I realized today that we don’t have a single coloring book in our house. Honestly, we don’t even notice. We had a few awhile back, but Plum hardly used them. She does, however, go through stacks and stacks of white paper.
I never really enjoyed art class as a child. I felt like I was swimming in deep waters while only knowing how to doggy-paddle. It was always very intimidating for me. There was a self-portrait assignment in grade school that I cringe to remember. The paper mache, the coil pots, the watercolor picture of a bowl of fruit. Within the set confines, I muddled through it as best I could. I preferred writing stories or designing blueprints for dream homes. And later, photography and paper crafts.
Looking back on my experience (my perception of my experience) in art classes, I feel as though I missed out. The pressure for the product overshadowed the joy of the process. What keeps us coming back to the creative – painting, writing, photography, dance, music – should be the process. The freedom of it, the striving, the pondering, the mulling, the practice. The mess of it all. Of course the result is important to us. That is the goal we are striving towards. But joyless process will only produce empty works.
So, while I do not by any means consider myself visually artistic (in the sense of painting, drawing, sculpting, etc), I try to be proactive with process art being a regular part of my children’s lives. (Little Bear’s current art project is called “Food smatterings”. He works on this daily.)
Here are some of the Intentional things we do:
Accessibility and Freedom
Just as books are readily accessible and spread around the house, so are art supplies. Blank paper, crayons, colored pencils, stamps, and stickers are always out and ready to use. In the playroom, markers, construction paper, and dot paints are always on the table. I try to rotate some other materials for added variety.
We have an art cabinet in the dining room, which is where most of our creating happens. I (finally) organized it this month and really dedicated it to art and learning materials. This has been huge in making a regular art habit, as everything we need is right there. Paints, oil pastels, glue, watercolors, beads, buttons, scissors, stamps…(The cabinet can also be locked because some things still require supervision.)

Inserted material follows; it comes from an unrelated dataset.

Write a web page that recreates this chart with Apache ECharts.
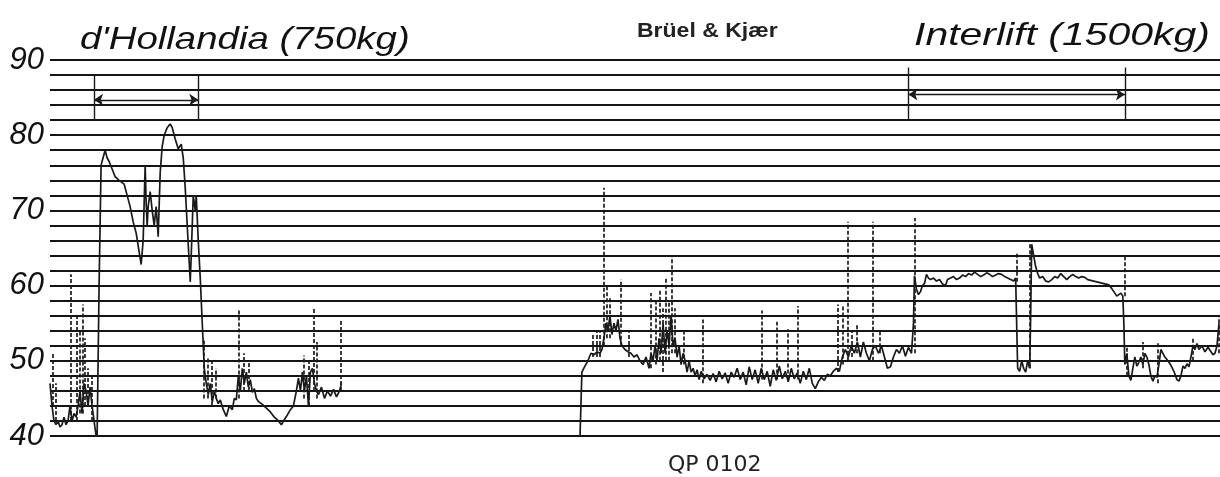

Plum draws and writes on a daily basis now. Art melds with play. Play instigates art. Having supplies available promotes independent creating, when the mood strikes. We don’t do a lot of crafts. Rather, we try creative projects that respects (and stretches) Plum’s skill level and allows Plum freedom in deciding the outcome.
Exposure to lots of materials/techniques
Every week I write down 2-3 art experiences that I’d like to try with Plum. It can be as simple as playdough with birthday candles or painting pasta noodles. One day I unroll a huge sheet of butcher paper on the kitchen floor. The next, we make a collage with colored tissue paper. There are so many great books and blogs for ideas. The Artful Parent (blog and book) is a favorite, and has tons of great, simple ideas for kids. I prep materials the night before, if needed, and set them up at the table during a lull point the next day.
Talking about Art
I’ve adopted the unassuming question of “Can you tell me about your picture?” when Plum shows me her completed project. Ever make the mistake of incorrectly guessing what a drawing is? Glares. Frowns. And immediate shut down from further conversation about the piece. Not that I’ve experienced that 😉
I love children’s drawings. Seeing the progression of scribbles to shapes to people to pictures with background stories…it is a delight to me! And what better way to show appreciation for a child’s work than to display it.
The fridge is our go-to place to hang up artwork (Revolutionary, I know). It’s immediate recognition and display. I usually ask Plum what she’d like to do with her projects/drawings when she’s finished. Sometimes she wants to hang them up, other times not. I let her decide which ones are fridge-worthy.
Other paintings are framed in these easy front-open frames (easy to change out as child grows). I’ve also started snapping photos of the projects that are particularly eye-pleasing. Some artwork is cut up and turned into bookmarks and magnets (makes great gifts!). Some are saved in a bin in the basement for future perusal. A few are recycled that night (like I said, Plum draws everyday, multiple times. It’s a constant weeding out process).
Leaving my Insecurities and Joining In
Oftentimes I can get a good few minutes to myself while Plum is busy with her art. I’ll sit next to her with a coffee and a book while she’s happily immersed. Nearby enough to assist with any potential messes. Sometimes she wants me to join in. We make the oil pastels talk to each other. Then they draw together. Last week we drew a jungle together. Next time Plum paints, I think I may pull up a canvas, too!
I’ve never been secure in my drawing ability. “I can’t draw” is a phrase I have said a lot in my past. But I’m keeping my mouth shut around Plum. My insecurity need not get in the way of an exploring artist.
In the broader sense, we engage in art when we bake and cook, when we sew and knit, when we build forts and make thank you cards. Everyday is a chance to create, to express, to problem solve, to explore and understand the world. To share and enjoy the beauty in the world, and to praise the Creator of all good things.